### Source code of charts

====================

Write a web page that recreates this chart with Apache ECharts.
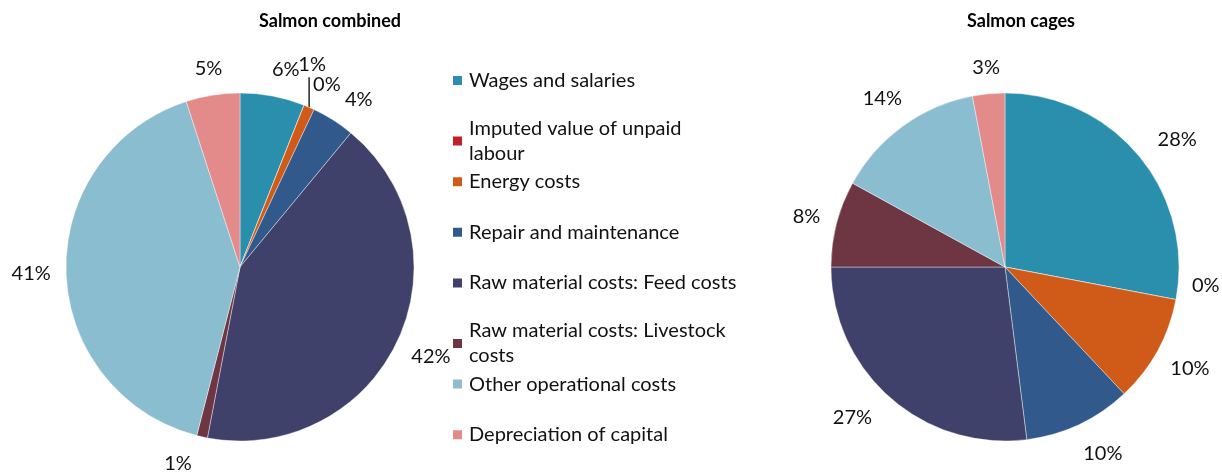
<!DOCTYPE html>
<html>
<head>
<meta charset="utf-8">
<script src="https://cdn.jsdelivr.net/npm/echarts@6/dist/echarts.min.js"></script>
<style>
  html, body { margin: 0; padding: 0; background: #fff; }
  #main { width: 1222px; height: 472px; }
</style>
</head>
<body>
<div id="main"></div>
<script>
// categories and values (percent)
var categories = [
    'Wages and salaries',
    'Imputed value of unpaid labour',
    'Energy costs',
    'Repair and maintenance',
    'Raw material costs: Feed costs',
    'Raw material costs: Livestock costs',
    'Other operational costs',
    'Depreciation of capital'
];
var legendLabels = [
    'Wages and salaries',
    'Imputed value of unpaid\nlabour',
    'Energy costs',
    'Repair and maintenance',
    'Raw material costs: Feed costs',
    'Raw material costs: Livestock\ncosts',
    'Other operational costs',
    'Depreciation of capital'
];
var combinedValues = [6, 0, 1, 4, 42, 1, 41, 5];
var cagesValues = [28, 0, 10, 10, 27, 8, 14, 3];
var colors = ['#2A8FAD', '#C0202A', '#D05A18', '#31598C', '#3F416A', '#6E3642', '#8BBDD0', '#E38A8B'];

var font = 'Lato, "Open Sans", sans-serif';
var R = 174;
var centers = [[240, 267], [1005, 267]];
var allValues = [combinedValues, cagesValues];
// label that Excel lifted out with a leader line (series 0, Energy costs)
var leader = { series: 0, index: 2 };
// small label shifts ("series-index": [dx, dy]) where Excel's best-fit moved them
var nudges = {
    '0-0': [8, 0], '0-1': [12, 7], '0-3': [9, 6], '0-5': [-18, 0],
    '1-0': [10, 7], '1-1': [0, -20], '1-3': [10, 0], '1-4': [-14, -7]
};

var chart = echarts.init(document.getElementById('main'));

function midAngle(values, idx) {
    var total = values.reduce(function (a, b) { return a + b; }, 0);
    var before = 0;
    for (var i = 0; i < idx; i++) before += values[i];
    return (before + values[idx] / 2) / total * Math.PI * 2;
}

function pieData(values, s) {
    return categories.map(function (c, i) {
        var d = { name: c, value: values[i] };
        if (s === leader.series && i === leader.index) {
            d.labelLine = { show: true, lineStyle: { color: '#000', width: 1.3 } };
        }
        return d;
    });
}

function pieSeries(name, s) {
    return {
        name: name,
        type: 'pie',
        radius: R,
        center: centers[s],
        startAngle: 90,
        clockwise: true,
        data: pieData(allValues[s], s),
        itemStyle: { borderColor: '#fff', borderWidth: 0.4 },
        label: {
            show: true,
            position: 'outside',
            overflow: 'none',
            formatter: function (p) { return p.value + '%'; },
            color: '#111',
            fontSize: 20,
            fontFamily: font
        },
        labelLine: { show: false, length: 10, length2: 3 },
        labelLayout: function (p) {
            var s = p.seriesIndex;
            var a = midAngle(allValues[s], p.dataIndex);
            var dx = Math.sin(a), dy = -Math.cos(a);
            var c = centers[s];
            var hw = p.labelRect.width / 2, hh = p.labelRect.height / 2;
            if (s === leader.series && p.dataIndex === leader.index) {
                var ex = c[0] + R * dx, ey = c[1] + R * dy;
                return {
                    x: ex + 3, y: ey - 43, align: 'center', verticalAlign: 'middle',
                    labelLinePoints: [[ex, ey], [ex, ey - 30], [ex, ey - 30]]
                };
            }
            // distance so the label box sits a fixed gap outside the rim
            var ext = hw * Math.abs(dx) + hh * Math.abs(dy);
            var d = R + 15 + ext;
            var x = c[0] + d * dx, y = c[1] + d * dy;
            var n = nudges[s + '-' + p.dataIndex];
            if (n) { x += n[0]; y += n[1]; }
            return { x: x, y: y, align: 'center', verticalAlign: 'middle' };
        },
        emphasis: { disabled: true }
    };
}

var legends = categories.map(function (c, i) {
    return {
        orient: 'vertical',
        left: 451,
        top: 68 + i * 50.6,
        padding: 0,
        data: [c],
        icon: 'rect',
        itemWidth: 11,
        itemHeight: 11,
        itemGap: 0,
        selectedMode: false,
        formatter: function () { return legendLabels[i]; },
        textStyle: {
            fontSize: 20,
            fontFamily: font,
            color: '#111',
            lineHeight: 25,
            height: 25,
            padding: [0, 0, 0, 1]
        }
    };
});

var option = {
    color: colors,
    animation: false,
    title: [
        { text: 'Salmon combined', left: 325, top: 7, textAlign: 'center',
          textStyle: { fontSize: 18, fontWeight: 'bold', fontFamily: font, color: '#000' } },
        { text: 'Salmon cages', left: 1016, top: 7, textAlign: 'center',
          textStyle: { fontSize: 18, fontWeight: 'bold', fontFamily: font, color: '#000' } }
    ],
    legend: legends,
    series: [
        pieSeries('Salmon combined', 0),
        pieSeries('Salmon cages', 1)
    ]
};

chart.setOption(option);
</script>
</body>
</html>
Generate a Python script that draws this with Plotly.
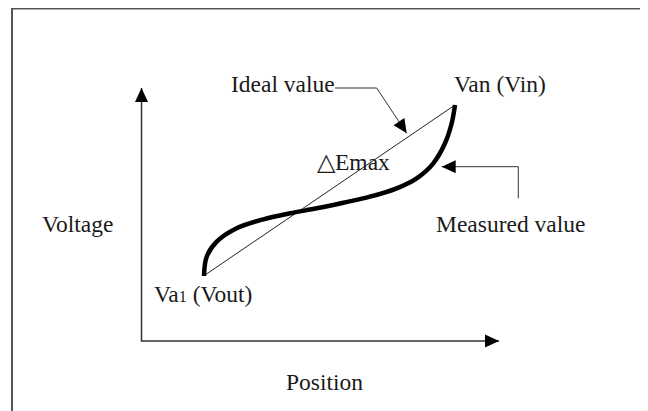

====================

### AIM OF THE TASK
Each line above is to be copied verbatim. Drop any image from the copy.

### ANSWER TO THE TASK
Write a web page that recreates this chart with Apache ECharts.
<!DOCTYPE html>
<html>
<head>
<meta charset="utf-8">
<script src="https://cdn.jsdelivr.net/npm/echarts@6/dist/echarts.min.js"></script>
<style>
  html, body { margin: 0; padding: 0; background: #fff; }
  #main { width: 1222px; height: 472px; }
</style>
</head>
<body>
<div id="main"></div>
<script>
// categories and values (percent)
var categories = [
    'Wages and salaries',
    'Imputed value of unpaid labour',
    'Energy costs',
    'Repair and maintenance',
    'Raw material costs: Feed costs',
    'Raw material costs: Livestock costs',
    'Other operational costs',
    'Depreciation of capital'
];
var legendLabels = [
    'Wages and salaries',
    'Imputed value of unpaid\nlabour',
    'Energy costs',
    'Repair and maintenance',
    'Raw material costs: Feed costs',
    'Raw material costs: Livestock\ncosts',
    'Other operational costs',
    'Depreciation of capital'
];
var combinedValues = [6, 0, 1, 4, 42, 1, 41, 5];
var cagesValues = [28, 0, 10, 10, 27, 8, 14, 3];
var colors = ['#2A8FAD', '#C0202A', '#D05A18', '#31598C', '#3F416A', '#6E3642', '#8BBDD0', '#E38A8B'];

var font = 'Lato, "Open Sans", sans-serif';
var R = 174;
var centers = [[240, 267], [1005, 267]];
var allValues = [combinedValues, cagesValues];
// label that Excel lifted out with a leader line (series 0, Energy costs)
var leader = { series: 0, index: 2 };
// small label shifts ("series-index": [dx, dy]) where Excel's best-fit moved them
var nudges = {
    '0-0': [8, 0], '0-1': [12, 7], '0-3': [9, 6], '0-5': [-18, 0],
    '1-0': [10, 7], '1-1': [0, -20], '1-3': [10, 0], '1-4': [-14, -7]
};

var chart = echarts.init(document.getElementById('main'));

function midAngle(values, idx) {
    var total = values.reduce(function (a, b) { return a + b; }, 0);
    var before = 0;
    for (var i = 0; i < idx; i++) before += values[i];
    return (before + values[idx] / 2) / total * Math.PI * 2;
}

function pieData(values, s) {
    return categories.map(function (c, i) {
        var d = { name: c, value: values[i] };
        if (s === leader.series && i === leader.index) {
            d.labelLine = { show: true, lineStyle: { color: '#000', width: 1.3 } };
        }
        return d;
    });
}

function pieSeries(name, s) {
    return {
        name: name,
        type: 'pie',
        radius: R,
        center: centers[s],
        startAngle: 90,
        clockwise: true,
        data: pieData(allValues[s], s),
        itemStyle: { borderColor: '#fff', borderWidth: 0.4 },
        label: {
            show: true,
            position: 'outside',
            overflow: 'none',
            formatter: function (p) { return p.value + '%'; },
            color: '#111',
            fontSize: 20,
            fontFamily: font
        },
        labelLine: { show: false, length: 10, length2: 3 },
        labelLayout: function (p) {
            var s = p.seriesIndex;
            var a = midAngle(allValues[s], p.dataIndex);
            var dx = Math.sin(a), dy = -Math.cos(a);
            var c = centers[s];
            var hw = p.labelRect.width / 2, hh = p.labelRect.height / 2;
            if (s === leader.series && p.dataIndex === leader.index) {
                var ex = c[0] + R * dx, ey = c[1] + R * dy;
                return {
                    x: ex + 3, y: ey - 43, align: 'center', verticalAlign: 'middle',
                    labelLinePoints: [[ex, ey], [ex, ey - 30], [ex, ey - 30]]
                };
            }
            // distance so the label box sits a fixed gap outside the rim
            var ext = hw * Math.abs(dx) + hh * Math.abs(dy);
            var d = R + 15 + ext;
            var x = c[0] + d * dx, y = c[1] + d * dy;
            var n = nudges[s + '-' + p.dataIndex];
            if (n) { x += n[0]; y += n[1]; }
            return { x: x, y: y, align: 'center', verticalAlign: 'middle' };
        },
        emphasis: { disabled: true }
    };
}

var legends = categories.map(function (c, i) {
    return {
        orient: 'vertical',
        left: 451,
        top: 68 + i * 50.6,
        padding: 0,
        data: [c],
        icon: 'rect',
        itemWidth: 11,
        itemHeight: 11,
        itemGap: 0,
        selectedMode: false,
        formatter: function () { return legendLabels[i]; },
        textStyle: {
            fontSize: 20,
            fontFamily: font,
            color: '#111',
            lineHeight: 25,
            height: 25,
            padding: [0, 0, 0, 1]
        }
    };
});

var option = {
    color: colors,
    animation: false,
    title: [
        { text: 'Salmon combined', left: 325, top: 7, textAlign: 'center',
          textStyle: { fontSize: 18, fontWeight: 'bold', fontFamily: font, color: '#000' } },
        { text: 'Salmon cages', left: 1016, top: 7, textAlign: 'center',
          textStyle: { fontSize: 18, fontWeight: 'bold', fontFamily: font, color: '#000' } }
    ],
    legend: legends,
    series: [
        pieSeries('Salmon combined', 0),
        pieSeries('Salmon cages', 1)
    ]
};

chart.setOption(option);
</script>
</body>
</html>
Generate a Python script that draws this with Plotly.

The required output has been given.